Task brief:
Transcribe the listing exactly, leaving out every picture.

○ ○ ○ ○ ○

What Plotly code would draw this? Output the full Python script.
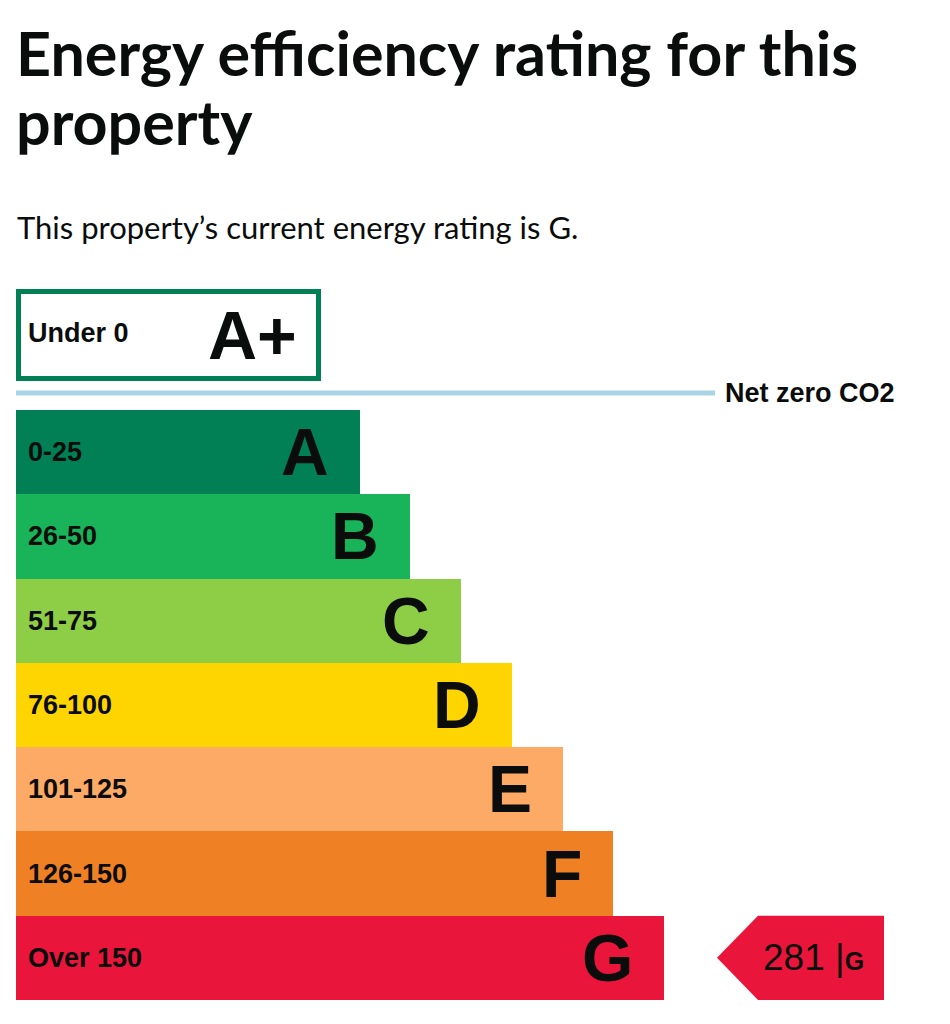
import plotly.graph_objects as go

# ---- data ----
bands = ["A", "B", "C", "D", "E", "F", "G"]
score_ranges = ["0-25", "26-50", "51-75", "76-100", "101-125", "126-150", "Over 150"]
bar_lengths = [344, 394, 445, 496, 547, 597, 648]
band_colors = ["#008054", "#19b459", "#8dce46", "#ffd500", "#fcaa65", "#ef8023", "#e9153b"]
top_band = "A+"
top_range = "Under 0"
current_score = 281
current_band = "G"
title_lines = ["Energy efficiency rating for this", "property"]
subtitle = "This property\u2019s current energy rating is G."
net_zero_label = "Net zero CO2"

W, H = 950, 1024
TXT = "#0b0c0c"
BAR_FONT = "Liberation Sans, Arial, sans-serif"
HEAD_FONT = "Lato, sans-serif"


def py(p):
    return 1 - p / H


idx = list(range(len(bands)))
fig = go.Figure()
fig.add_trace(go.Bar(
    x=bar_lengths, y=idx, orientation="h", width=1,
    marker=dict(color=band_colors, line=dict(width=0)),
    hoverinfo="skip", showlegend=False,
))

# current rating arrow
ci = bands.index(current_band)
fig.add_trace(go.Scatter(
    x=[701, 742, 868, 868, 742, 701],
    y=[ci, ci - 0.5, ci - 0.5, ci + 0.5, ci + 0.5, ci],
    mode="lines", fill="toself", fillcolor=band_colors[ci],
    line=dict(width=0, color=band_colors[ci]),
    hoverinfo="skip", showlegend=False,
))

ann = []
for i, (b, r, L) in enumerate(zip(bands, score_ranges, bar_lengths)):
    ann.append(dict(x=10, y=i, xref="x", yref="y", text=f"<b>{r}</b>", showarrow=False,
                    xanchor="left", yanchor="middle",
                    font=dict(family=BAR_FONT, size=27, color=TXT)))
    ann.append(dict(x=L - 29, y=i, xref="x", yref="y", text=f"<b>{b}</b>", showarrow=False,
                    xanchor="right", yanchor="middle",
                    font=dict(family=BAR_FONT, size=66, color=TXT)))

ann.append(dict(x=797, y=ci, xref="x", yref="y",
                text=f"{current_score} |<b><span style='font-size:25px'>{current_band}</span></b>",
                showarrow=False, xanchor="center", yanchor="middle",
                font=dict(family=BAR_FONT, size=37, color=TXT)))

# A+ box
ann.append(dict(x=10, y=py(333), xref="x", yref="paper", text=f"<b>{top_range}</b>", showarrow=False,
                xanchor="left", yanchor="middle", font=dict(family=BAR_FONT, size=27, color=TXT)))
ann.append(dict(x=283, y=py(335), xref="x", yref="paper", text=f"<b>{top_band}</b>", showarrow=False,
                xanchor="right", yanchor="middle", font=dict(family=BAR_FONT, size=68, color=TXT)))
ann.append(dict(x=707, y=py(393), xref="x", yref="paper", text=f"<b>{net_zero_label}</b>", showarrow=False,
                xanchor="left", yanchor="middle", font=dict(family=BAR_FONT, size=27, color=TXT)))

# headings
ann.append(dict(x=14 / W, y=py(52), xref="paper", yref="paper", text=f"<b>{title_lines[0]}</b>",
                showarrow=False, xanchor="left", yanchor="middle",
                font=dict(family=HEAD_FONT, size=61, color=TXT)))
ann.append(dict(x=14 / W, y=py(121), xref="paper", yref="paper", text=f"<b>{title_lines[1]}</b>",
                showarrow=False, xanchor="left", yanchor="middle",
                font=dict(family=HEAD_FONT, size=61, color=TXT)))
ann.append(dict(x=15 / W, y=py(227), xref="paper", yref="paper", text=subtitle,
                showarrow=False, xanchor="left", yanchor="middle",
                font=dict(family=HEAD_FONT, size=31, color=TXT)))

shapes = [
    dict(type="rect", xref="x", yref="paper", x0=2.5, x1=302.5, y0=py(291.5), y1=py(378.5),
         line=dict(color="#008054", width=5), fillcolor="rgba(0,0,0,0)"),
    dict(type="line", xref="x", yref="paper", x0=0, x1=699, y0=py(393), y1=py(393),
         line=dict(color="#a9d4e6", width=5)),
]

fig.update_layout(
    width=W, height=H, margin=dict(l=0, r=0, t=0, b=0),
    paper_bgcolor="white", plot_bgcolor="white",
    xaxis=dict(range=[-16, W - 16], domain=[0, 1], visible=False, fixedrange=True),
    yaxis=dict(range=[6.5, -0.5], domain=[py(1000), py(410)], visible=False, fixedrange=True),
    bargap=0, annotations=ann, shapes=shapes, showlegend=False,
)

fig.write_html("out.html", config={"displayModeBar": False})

○ ○ ○ ○ ○

Final answer:
What Plotly code would draw this? Output the full Python script.
import plotly.graph_objects as go

# ---- data ----
bands = ["A", "B", "C", "D", "E", "F", "G"]
score_ranges = ["0-25", "26-50", "51-75", "76-100", "101-125", "126-150", "Over 150"]
bar_lengths = [344, 394, 445, 496, 547, 597, 648]
band_colors = ["#008054", "#19b459", "#8dce46", "#ffd500", "#fcaa65", "#ef8023", "#e9153b"]
top_band = "A+"
top_range = "Under 0"
current_score = 281
current_band = "G"
title_lines = ["Energy efficiency rating for this", "property"]
subtitle = "This property\u2019s current energy rating is G."
net_zero_label = "Net zero CO2"

W, H = 950, 1024
TXT = "#0b0c0c"
BAR_FONT = "Liberation Sans, Arial, sans-serif"
HEAD_FONT = "Lato, sans-serif"


def py(p):
    return 1 - p / H


idx = list(range(len(bands)))
fig = go.Figure()
fig.add_trace(go.Bar(
    x=bar_lengths, y=idx, orientation="h", width=1,
    marker=dict(color=band_colors, line=dict(width=0)),
    hoverinfo="skip", showlegend=False,
))

# current rating arrow
ci = bands.index(current_band)
fig.add_trace(go.Scatter(
    x=[701, 742, 868, 868, 742, 701],
    y=[ci, ci - 0.5, ci - 0.5, ci + 0.5, ci + 0.5, ci],
    mode="lines", fill="toself", fillcolor=band_colors[ci],
    line=dict(width=0, color=band_colors[ci]),
    hoverinfo="skip", showlegend=False,
))

ann = []
for i, (b, r, L) in enumerate(zip(bands, score_ranges, bar_lengths)):
    ann.append(dict(x=10, y=i, xref="x", yref="y", text=f"<b>{r}</b>", showarrow=False,
                    xanchor="left", yanchor="middle",
                    font=dict(family=BAR_FONT, size=27, color=TXT)))
    ann.append(dict(x=L - 29, y=i, xref="x", yref="y", text=f"<b>{b}</b>", showarrow=False,
                    xanchor="right", yanchor="middle",
                    font=dict(family=BAR_FONT, size=66, color=TXT)))

ann.append(dict(x=797, y=ci, xref="x", yref="y",
                text=f"{current_score} |<b><span style='font-size:25px'>{current_band}</span></b>",
                showarrow=False, xanchor="center", yanchor="middle",
                font=dict(family=BAR_FONT, size=37, color=TXT)))

# A+ box
ann.append(dict(x=10, y=py(333), xref="x", yref="paper", text=f"<b>{top_range}</b>", showarrow=False,
                xanchor="left", yanchor="middle", font=dict(family=BAR_FONT, size=27, color=TXT)))
ann.append(dict(x=283, y=py(335), xref="x", yref="paper", text=f"<b>{top_band}</b>", showarrow=False,
                xanchor="right", yanchor="middle", font=dict(family=BAR_FONT, size=68, color=TXT)))
ann.append(dict(x=707, y=py(393), xref="x", yref="paper", text=f"<b>{net_zero_label}</b>", showarrow=False,
                xanchor="left", yanchor="middle", font=dict(family=BAR_FONT, size=27, color=TXT)))

# headings
ann.append(dict(x=14 / W, y=py(52), xref="paper", yref="paper", text=f"<b>{title_lines[0]}</b>",
                showarrow=False, xanchor="left", yanchor="middle",
                font=dict(family=HEAD_FONT, size=61, color=TXT)))
ann.append(dict(x=14 / W, y=py(121), xref="paper", yref="paper", text=f"<b>{title_lines[1]}</b>",
                showarrow=False, xanchor="left", yanchor="middle",
                font=dict(family=HEAD_FONT, size=61, color=TXT)))
ann.append(dict(x=15 / W, y=py(227), xref="paper", yref="paper", text=subtitle,
                showarrow=False, xanchor="left", yanchor="middle",
                font=dict(family=HEAD_FONT, size=31, color=TXT)))

shapes = [
    dict(type="rect", xref="x", yref="paper", x0=2.5, x1=302.5, y0=py(291.5), y1=py(378.5),
         line=dict(color="#008054", width=5), fillcolor="rgba(0,0,0,0)"),
    dict(type="line", xref="x", yref="paper", x0=0, x1=699, y0=py(393), y1=py(393),
         line=dict(color="#a9d4e6", width=5)),
]

fig.update_layout(
    width=W, height=H, margin=dict(l=0, r=0, t=0, b=0),
    paper_bgcolor="white", plot_bgcolor="white",
    xaxis=dict(range=[-16, W - 16], domain=[0, 1], visible=False, fixedrange=True),
    yaxis=dict(range=[6.5, -0.5], domain=[py(1000), py(410)], visible=False, fixedrange=True),
    bargap=0, annotations=ann, shapes=shapes, showlegend=False,
)

fig.write_html("out.html", config={"displayModeBar": False})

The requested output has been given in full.